La mia azienda ad esempio si offre di aiutare le ONG nella fase di design e progettazione di progetti in ambito agricolo e che prevedano in particolare un’irrigazione sostenibile. Per me l’utilizzo di professionalità specifiche è un fattore chiave per il successo di progetti di sviluppo in ambito agricolo, dato che l’agronomia è un settore molto vasto e nessun agronomo può conoscere tutte le aree di applicazione allo stesso modo.

foto di gruppo nel campo

Intercambialità tra settori

L’intercambiabilità della professionalità tra un settore e l’altro non è affatto scontata, perché nei due ambiti c’è proprio un’impostazione diversa del lavoro.

In cooperazione c’è un’attenzione ai dettagli rispetto alla rendicontazione e alla reportistica, alla forma corretta di esprimere il risultato per il donor. Questo livello di dettaglio può essere utile anche in un contesto aziendale, ma spesso ruba tempo all’operatività. Un’impresa poi dev’essere per sua natura più dinamica e veloce rispetto a una ONG e puntare ad avere riscontri in un lasso di tempo molto più breve.

Ci sono comunque grandi opportunità, perché esistono aree potenziali di contaminazione. Se hai la giusta attitudine puoi portare l’esperienza accumulata con ONG e diventare una risorsa importante in un ambito profit.

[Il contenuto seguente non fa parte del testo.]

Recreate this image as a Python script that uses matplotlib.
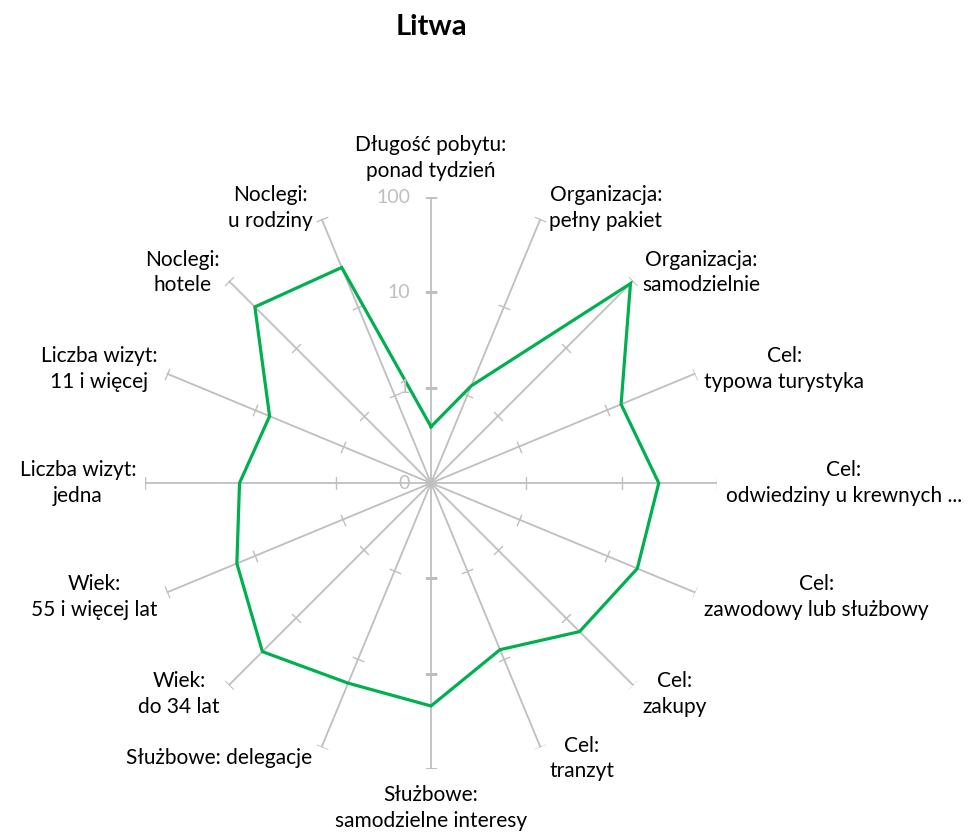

Forse è più facile paradossalmente passare dal mondo privato ad un ente della cooperazione che viceversa. Ad esempio le agenzie delle Nazioni Unite di solito valutano con interesse profili che hanno esperienza di lavoro in ambito profit.

Sicuramente profit e no profit sono due ambiti che lavorando di più insieme potrebbero arricchirsi reciprocamente e costruire dei modelli di sviluppo sempre più efficaci.